Iran shells Komala party bases in Iraqi Kurdistan
HEWLÊR-Erbil, Iraqi Kurdistan region,— Iran’s Revolutionary Guards IRGC launched an artillery attack on Iranian Kurdish militant opposition bases in Iraq’s Kurdistan region on Saturday, Iranian state television reported.
“Headquarters of anti-Iranian terrorists” based in northern Iraq were targeted by the Guards, state TV said, in reference to Kurdish rebel groups based there.
Iran has blamed armed Iranian Kurdish dissidents of involvement in ongoing unrest in the country, particularly in the northwest where most of Iran’s up to 10 million Kurds live.
“These operations … will continue in order to ensure viable border security, punish criminal terrorists and hold officials (of the Kurdish Regional Government) accountable towards international regulations and their legal duties,” the Guards said in a televised statement.
The IRGC targeted Komala Party of Iranian Kurdistan facilities in Barbazin, near Sidakan in Erbil province, according to Iran’s semi-official Mehr news agency.
Iran shelled the same area in May as well.
Iranian officials have often called on the KRG to curb the activities of Iranian Kurdish groups in the area. They also say Israeli agents are based in the region, which is denied by KRG.
Iran has repeatedly targeted Kurdish rebel groups in Iraq’s Kurdish region. There have been frequent clashes in the remote and mountainous border region between Iranian security forces and militant groups opposed to the Tehran government.
In July 2022, Iran’s intelligence ministry said agents linked to Mossad who were arrested were also members of Komala, which seeks autonomy for Iranian Kurdistan (Rojhelat).
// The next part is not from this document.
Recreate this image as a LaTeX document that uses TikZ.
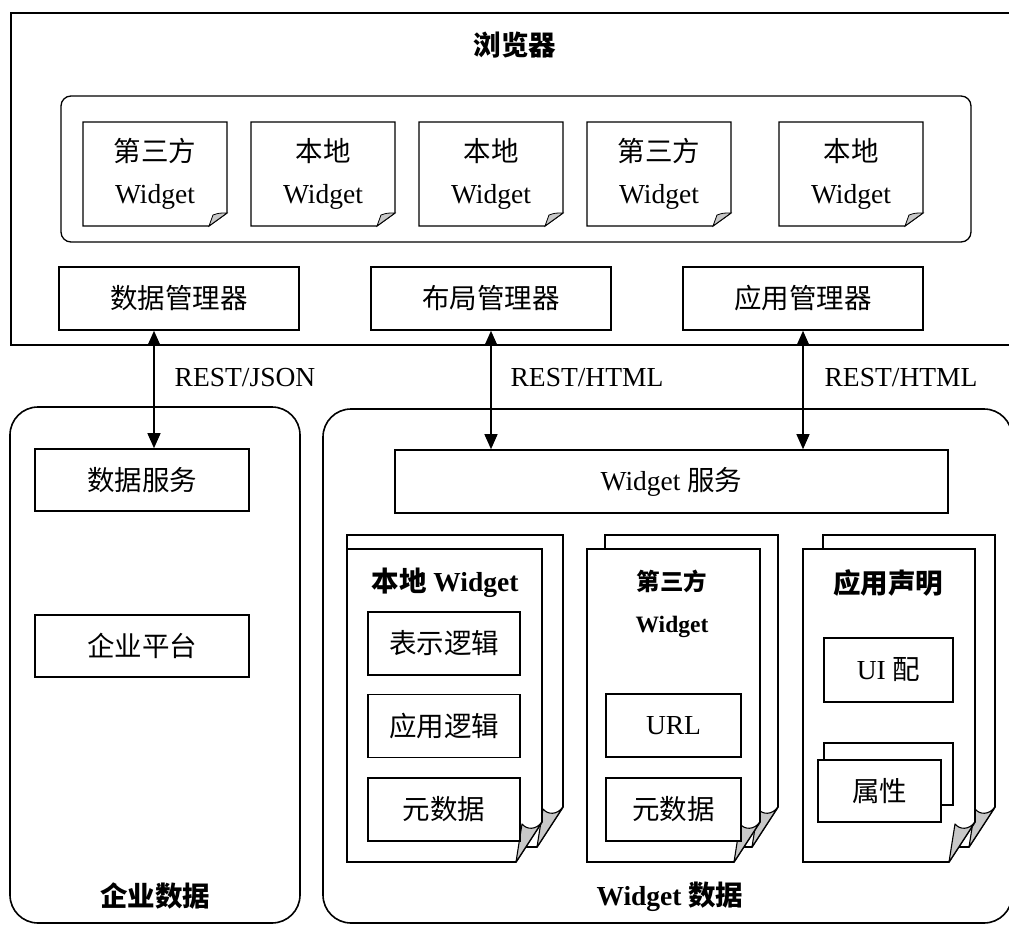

Komala is a Marxist group, who took up arms to establish a semi-autonomous Kurdish regional entities or Kurdish federal states in Iran, is outlawed in Iran since the Islamic revolution of 1979, has often clashed with Iranian security forces in northwestern province of Kurdistan, and other Kurdish-inhabited areas.
Komala was founded in 1969 and struggled against the government and policies of Shah for 12 years until 1979. After Iran’s 1979 revolution Komala began armed struggle against the new clerical regime. In 1983 Komala formed a political organization with other Iranian Marxist and socialist groups called the Communist Party of Iran and Komala became the branch of the party in Kurdistan.
But in 1991, a group broke off and established the Workers Communist Party. In 2000, the party experienced another split. A group broke off and established Komala. In recent years, yet another group walked away and formed the socialist party.
Ever since its emergence in 1979 the Islamic regime imposed discriminatory rules and laws against the Kurds in all social, political and economic fields.
Iran’s Kurdish minority live mainly in the west and north-west of the country. They experience discrimination in the enjoyment of their religious, economic and cultural rights.
Parents are banned from registering their babies with certain Kurdish names, and religious minorities that are mainly or partially Kurdish are targeted by measures designed to stigmatize and isolate them.
Kurds are also discriminated against in their access to employment, adequate housing and political rights, and so suffer entrenched poverty, which has further marginalized them.
Kurdish human rights defenders, community activists, and journalists often face arbitrary arrest and prosecution. Others – including some political activists – suffer torture, grossly unfair trials before Revolutionary Courts and, in some cases, the death penalty.
Estimate to over 12 million Kurds live in Iranian Kurdistan.